P-Noy says there are 14 new trains. That’s news to us. What Abaya publicly has disclosed so far was last Aug.’s delivery of only one of three prototypes of the 48 light rail vehicles (LRVs) he ordered from China.
“Prototype” means “fully functional model.” Yet that new LRV had to be towed by two older units into the MRT-3 depot in Quezon City. Why? Because it had no engine. Meaning, in violation of the P3.85-billion purchase contract, it had not been factory test-run for 5,000 kilometers.
To begin with, the state-owned Dalian Locomotive & Rolling Stock Corp. was unqualified for the work. It builds only engineless passenger and cargo trains, not LRVs that run on own traction motors. Needing scrutiny is the non-testing, for on it hinges passenger safety.

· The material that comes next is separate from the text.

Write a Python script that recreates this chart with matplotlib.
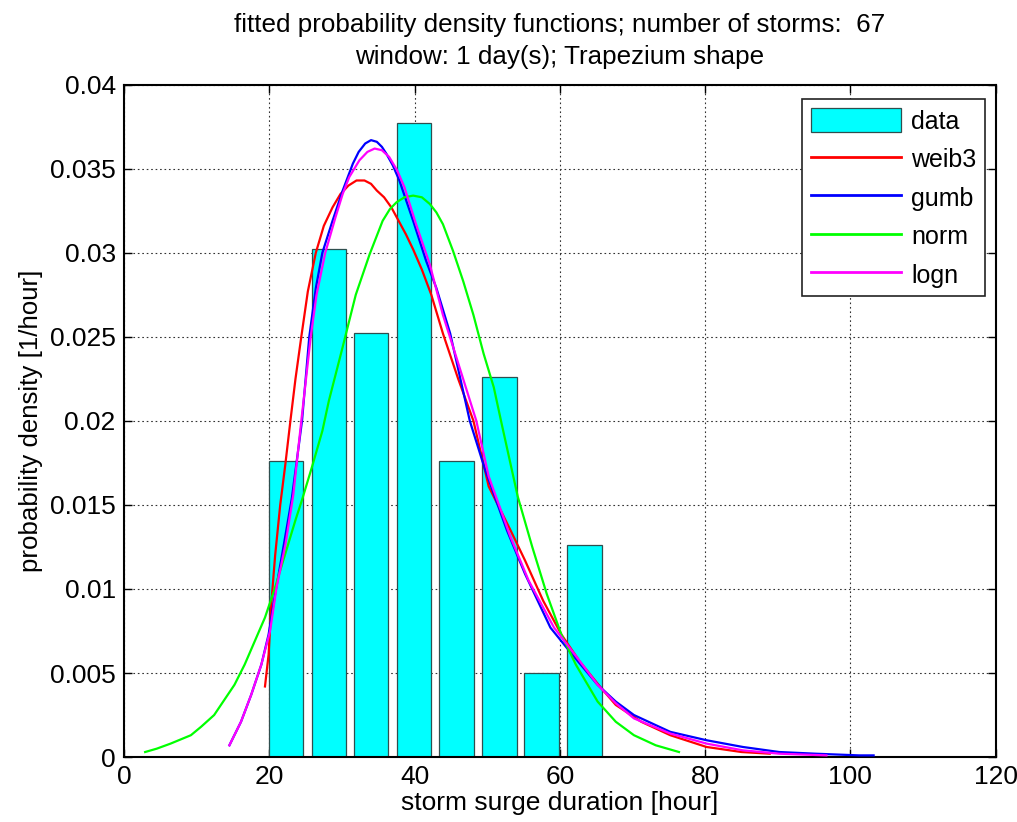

To give readers an idea, 5,000 km is equivalent to ten Manila-Baguio or 17 Davao City-General Santos round trips. The Dalian coaches are supposed to be tested under different speeds (40-65 kph), curves, slopes, and weather conditions. Every 500 km the automatic brakes and doors, electrical coach connectors and catenaries, and mechanical bogey wheels and axles are supposed to be dismantled for inspection. For testing too is the compatibility with the signaling system.
None of those were done, precisely because the prototype is engineless. Abaya has yet to replace the signaling system that his LP-mates, whom he has paid P1.85 billion for maintenance, have busted. Only after exposure in this column did Abaya admit to be separately ordering this month traction motors from Germany.
That only means the government is to spend P2 billion more for the motors. Dalian, meanwhile, is to save that same amount in not motorizing the 48 LRVs. Abaya, the LP president and thus chief fundraiser, must answer for that huge amount in this election season.
It’s unlikely that P-Noy is unaware of a separate P4.25-billion scam. He swears to personally follow up the rail works. Two years ago in an event at the MRT-3’s sister LRT-1, he even said that if he and Abaya do not finish the project by this year, he would let the trains run over them (see http://www.interaksyon.com/article/114755/video-pnoy-magpapasagasa-sa-tren).
Abaya is to award today the P4.25 billion to the same LP-mates whom he paid P1.85 billion for “interim maintenance” that never was. This time, it’s for three years, commencing Jan. 5, 2016. The contract includes the overhaul of only 54 remaining LRVs, from the original 72, that, like the signaling, the LP-mates deteriorated through false upkeep.
The contract was awarded with no public bidding, only closed-door negotiations. It is no different from the NAIA-3 scam, in which German airport giant Fraport pretended to own only 40 percent of the partnership with undercapitalized domestic firm Piatco, when in fact it held an unconstitutional 61.44 percent. In the MRT-3, Korea’s Busan Rails feigns to own less than the constitutional limit on foreign equity in utilities. Supposedly dominant are three unknown Filipino companies, two of them sharing the same tiny office. The three companies are into anything but railways: rice trading, general merchandising, plumbing.
P-Noy definitely will not be able to ride the new MRT-3 LRVs before his term expires. He doesn’t have to have the trains run over him and Abaya. More importantly, he shouldn’t stay any minute longer than noon of June 30, 2016. That’s so he can shed off his cloak of immunity, and Abaya his impunity, and together face charges of plunder.